◆ WRITTEN REQUEST ◆
Copy the data exactly as it appears, and do not include any pictures.

§

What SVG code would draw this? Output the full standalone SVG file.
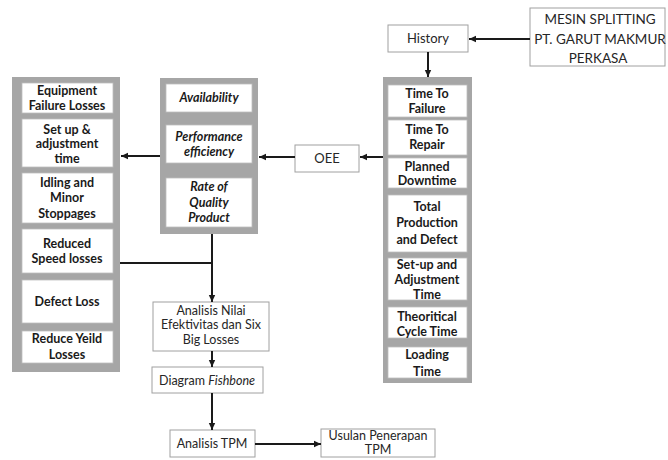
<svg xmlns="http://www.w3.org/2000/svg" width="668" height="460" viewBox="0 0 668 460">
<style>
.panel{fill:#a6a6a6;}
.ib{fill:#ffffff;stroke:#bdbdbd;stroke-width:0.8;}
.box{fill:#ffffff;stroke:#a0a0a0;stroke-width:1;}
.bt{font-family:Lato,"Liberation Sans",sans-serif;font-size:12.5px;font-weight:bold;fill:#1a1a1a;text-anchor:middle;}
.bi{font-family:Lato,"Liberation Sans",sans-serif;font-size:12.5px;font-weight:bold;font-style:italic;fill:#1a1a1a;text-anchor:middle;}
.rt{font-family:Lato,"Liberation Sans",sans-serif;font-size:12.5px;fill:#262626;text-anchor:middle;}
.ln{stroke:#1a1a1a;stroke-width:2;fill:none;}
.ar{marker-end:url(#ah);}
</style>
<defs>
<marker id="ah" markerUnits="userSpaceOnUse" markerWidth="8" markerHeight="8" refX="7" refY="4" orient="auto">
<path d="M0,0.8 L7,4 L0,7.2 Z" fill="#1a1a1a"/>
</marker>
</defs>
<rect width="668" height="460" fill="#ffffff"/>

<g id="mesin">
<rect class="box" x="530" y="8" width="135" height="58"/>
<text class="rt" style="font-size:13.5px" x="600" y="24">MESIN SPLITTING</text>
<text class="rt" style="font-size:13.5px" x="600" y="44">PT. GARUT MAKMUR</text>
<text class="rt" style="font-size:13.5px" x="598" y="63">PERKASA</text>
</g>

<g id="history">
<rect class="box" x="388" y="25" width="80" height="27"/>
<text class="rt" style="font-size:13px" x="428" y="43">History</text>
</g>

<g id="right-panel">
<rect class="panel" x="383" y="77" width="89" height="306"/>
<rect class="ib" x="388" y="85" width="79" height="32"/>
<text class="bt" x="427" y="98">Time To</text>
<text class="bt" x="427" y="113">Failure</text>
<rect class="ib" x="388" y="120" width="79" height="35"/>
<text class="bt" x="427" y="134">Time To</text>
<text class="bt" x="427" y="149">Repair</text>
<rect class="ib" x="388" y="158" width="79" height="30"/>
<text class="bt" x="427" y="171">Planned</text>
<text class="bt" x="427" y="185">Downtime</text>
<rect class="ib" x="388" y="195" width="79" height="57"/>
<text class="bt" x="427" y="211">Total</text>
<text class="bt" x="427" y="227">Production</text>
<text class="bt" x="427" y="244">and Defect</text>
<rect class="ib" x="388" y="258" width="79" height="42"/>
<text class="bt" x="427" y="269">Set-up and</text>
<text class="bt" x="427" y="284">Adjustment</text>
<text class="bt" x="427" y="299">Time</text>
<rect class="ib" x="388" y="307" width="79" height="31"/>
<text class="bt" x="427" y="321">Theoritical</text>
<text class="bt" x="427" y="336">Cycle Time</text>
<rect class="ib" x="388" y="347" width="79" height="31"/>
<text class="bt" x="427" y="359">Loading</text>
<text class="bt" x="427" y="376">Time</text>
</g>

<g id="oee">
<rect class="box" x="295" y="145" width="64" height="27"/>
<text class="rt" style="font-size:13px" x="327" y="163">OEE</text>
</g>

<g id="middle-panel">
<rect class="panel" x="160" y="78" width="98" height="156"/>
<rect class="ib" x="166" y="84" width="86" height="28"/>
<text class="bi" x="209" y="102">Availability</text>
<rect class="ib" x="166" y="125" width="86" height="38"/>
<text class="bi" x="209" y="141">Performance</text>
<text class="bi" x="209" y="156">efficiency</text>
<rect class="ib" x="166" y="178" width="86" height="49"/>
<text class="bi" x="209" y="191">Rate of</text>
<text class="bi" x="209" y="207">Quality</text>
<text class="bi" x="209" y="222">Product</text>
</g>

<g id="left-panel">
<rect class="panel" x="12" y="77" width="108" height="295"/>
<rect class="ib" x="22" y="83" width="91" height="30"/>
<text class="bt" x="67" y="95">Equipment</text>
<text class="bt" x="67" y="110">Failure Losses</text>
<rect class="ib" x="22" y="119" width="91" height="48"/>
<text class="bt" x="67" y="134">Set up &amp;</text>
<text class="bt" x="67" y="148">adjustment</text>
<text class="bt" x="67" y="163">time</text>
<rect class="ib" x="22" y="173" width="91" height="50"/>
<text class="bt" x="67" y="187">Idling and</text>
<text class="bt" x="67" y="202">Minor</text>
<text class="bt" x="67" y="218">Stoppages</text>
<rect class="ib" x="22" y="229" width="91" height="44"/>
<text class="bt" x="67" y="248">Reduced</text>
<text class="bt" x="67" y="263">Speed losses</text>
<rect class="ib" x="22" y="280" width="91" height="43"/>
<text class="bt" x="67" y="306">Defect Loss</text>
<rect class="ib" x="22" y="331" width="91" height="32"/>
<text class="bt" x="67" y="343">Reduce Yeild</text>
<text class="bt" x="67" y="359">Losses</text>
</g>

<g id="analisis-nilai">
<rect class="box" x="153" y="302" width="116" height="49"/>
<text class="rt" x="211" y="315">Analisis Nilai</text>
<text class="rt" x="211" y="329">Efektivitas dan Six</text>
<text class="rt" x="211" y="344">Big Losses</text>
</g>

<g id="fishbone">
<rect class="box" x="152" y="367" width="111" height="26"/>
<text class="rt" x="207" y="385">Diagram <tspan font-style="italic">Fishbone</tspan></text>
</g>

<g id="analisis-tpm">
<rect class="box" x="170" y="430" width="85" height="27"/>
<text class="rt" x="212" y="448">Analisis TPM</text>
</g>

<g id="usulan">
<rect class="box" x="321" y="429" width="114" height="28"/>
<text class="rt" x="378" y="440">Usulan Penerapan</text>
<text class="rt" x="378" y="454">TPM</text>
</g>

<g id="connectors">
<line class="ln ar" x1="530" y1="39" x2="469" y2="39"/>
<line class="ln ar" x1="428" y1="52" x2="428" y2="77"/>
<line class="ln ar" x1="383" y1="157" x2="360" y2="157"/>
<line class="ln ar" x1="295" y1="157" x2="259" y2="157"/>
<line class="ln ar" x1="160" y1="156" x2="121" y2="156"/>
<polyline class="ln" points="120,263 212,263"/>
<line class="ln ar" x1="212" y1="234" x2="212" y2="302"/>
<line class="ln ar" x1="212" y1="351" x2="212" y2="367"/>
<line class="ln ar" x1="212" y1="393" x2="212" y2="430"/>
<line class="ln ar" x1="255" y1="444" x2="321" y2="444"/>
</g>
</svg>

§

◆ TASK RESULT ◆
What SVG code would draw this? Output the full standalone SVG file.
<svg xmlns="http://www.w3.org/2000/svg" width="668" height="460" viewBox="0 0 668 460">
<style>
.panel{fill:#a6a6a6;}
.ib{fill:#ffffff;stroke:#bdbdbd;stroke-width:0.8;}
.box{fill:#ffffff;stroke:#a0a0a0;stroke-width:1;}
.bt{font-family:Lato,"Liberation Sans",sans-serif;font-size:12.5px;font-weight:bold;fill:#1a1a1a;text-anchor:middle;}
.bi{font-family:Lato,"Liberation Sans",sans-serif;font-size:12.5px;font-weight:bold;font-style:italic;fill:#1a1a1a;text-anchor:middle;}
.rt{font-family:Lato,"Liberation Sans",sans-serif;font-size:12.5px;fill:#262626;text-anchor:middle;}
.ln{stroke:#1a1a1a;stroke-width:2;fill:none;}
.ar{marker-end:url(#ah);}
</style>
<defs>
<marker id="ah" markerUnits="userSpaceOnUse" markerWidth="8" markerHeight="8" refX="7" refY="4" orient="auto">
<path d="M0,0.8 L7,4 L0,7.2 Z" fill="#1a1a1a"/>
</marker>
</defs>
<rect width="668" height="460" fill="#ffffff"/>

<g id="mesin">
<rect class="box" x="530" y="8" width="135" height="58"/>
<text class="rt" style="font-size:13.5px" x="600" y="24">MESIN SPLITTING</text>
<text class="rt" style="font-size:13.5px" x="600" y="44">PT. GARUT MAKMUR</text>
<text class="rt" style="font-size:13.5px" x="598" y="63">PERKASA</text>
</g>

<g id="history">
<rect class="box" x="388" y="25" width="80" height="27"/>
<text class="rt" style="font-size:13px" x="428" y="43">History</text>
</g>

<g id="right-panel">
<rect class="panel" x="383" y="77" width="89" height="306"/>
<rect class="ib" x="388" y="85" width="79" height="32"/>
<text class="bt" x="427" y="98">Time To</text>
<text class="bt" x="427" y="113">Failure</text>
<rect class="ib" x="388" y="120" width="79" height="35"/>
<text class="bt" x="427" y="134">Time To</text>
<text class="bt" x="427" y="149">Repair</text>
<rect class="ib" x="388" y="158" width="79" height="30"/>
<text class="bt" x="427" y="171">Planned</text>
<text class="bt" x="427" y="185">Downtime</text>
<rect class="ib" x="388" y="195" width="79" height="57"/>
<text class="bt" x="427" y="211">Total</text>
<text class="bt" x="427" y="227">Production</text>
<text class="bt" x="427" y="244">and Defect</text>
<rect class="ib" x="388" y="258" width="79" height="42"/>
<text class="bt" x="427" y="269">Set-up and</text>
<text class="bt" x="427" y="284">Adjustment</text>
<text class="bt" x="427" y="299">Time</text>
<rect class="ib" x="388" y="307" width="79" height="31"/>
<text class="bt" x="427" y="321">Theoritical</text>
<text class="bt" x="427" y="336">Cycle Time</text>
<rect class="ib" x="388" y="347" width="79" height="31"/>
<text class="bt" x="427" y="359">Loading</text>
<text class="bt" x="427" y="376">Time</text>
</g>

<g id="oee">
<rect class="box" x="295" y="145" width="64" height="27"/>
<text class="rt" style="font-size:13px" x="327" y="163">OEE</text>
</g>

<g id="middle-panel">
<rect class="panel" x="160" y="78" width="98" height="156"/>
<rect class="ib" x="166" y="84" width="86" height="28"/>
<text class="bi" x="209" y="102">Availability</text>
<rect class="ib" x="166" y="125" width="86" height="38"/>
<text class="bi" x="209" y="141">Performance</text>
<text class="bi" x="209" y="156">efficiency</text>
<rect class="ib" x="166" y="178" width="86" height="49"/>
<text class="bi" x="209" y="191">Rate of</text>
<text class="bi" x="209" y="207">Quality</text>
<text class="bi" x="209" y="222">Product</text>
</g>

<g id="left-panel">
<rect class="panel" x="12" y="77" width="108" height="295"/>
<rect class="ib" x="22" y="83" width="91" height="30"/>
<text class="bt" x="67" y="95">Equipment</text>
<text class="bt" x="67" y="110">Failure Losses</text>
<rect class="ib" x="22" y="119" width="91" height="48"/>
<text class="bt" x="67" y="134">Set up &amp;</text>
<text class="bt" x="67" y="148">adjustment</text>
<text class="bt" x="67" y="163">time</text>
<rect class="ib" x="22" y="173" width="91" height="50"/>
<text class="bt" x="67" y="187">Idling and</text>
<text class="bt" x="67" y="202">Minor</text>
<text class="bt" x="67" y="218">Stoppages</text>
<rect class="ib" x="22" y="229" width="91" height="44"/>
<text class="bt" x="67" y="248">Reduced</text>
<text class="bt" x="67" y="263">Speed losses</text>
<rect class="ib" x="22" y="280" width="91" height="43"/>
<text class="bt" x="67" y="306">Defect Loss</text>
<rect class="ib" x="22" y="331" width="91" height="32"/>
<text class="bt" x="67" y="343">Reduce Yeild</text>
<text class="bt" x="67" y="359">Losses</text>
</g>

<g id="analisis-nilai">
<rect class="box" x="153" y="302" width="116" height="49"/>
<text class="rt" x="211" y="315">Analisis Nilai</text>
<text class="rt" x="211" y="329">Efektivitas dan Six</text>
<text class="rt" x="211" y="344">Big Losses</text>
</g>

<g id="fishbone">
<rect class="box" x="152" y="367" width="111" height="26"/>
<text class="rt" x="207" y="385">Diagram <tspan font-style="italic">Fishbone</tspan></text>
</g>

<g id="analisis-tpm">
<rect class="box" x="170" y="430" width="85" height="27"/>
<text class="rt" x="212" y="448">Analisis TPM</text>
</g>

<g id="usulan">
<rect class="box" x="321" y="429" width="114" height="28"/>
<text class="rt" x="378" y="440">Usulan Penerapan</text>
<text class="rt" x="378" y="454">TPM</text>
</g>

<g id="connectors">
<line class="ln ar" x1="530" y1="39" x2="469" y2="39"/>
<line class="ln ar" x1="428" y1="52" x2="428" y2="77"/>
<line class="ln ar" x1="383" y1="157" x2="360" y2="157"/>
<line class="ln ar" x1="295" y1="157" x2="259" y2="157"/>
<line class="ln ar" x1="160" y1="156" x2="121" y2="156"/>
<polyline class="ln" points="120,263 212,263"/>
<line class="ln ar" x1="212" y1="234" x2="212" y2="302"/>
<line class="ln ar" x1="212" y1="351" x2="212" y2="367"/>
<line class="ln ar" x1="212" y1="393" x2="212" y2="430"/>
<line class="ln ar" x1="255" y1="444" x2="321" y2="444"/>
</g>
</svg>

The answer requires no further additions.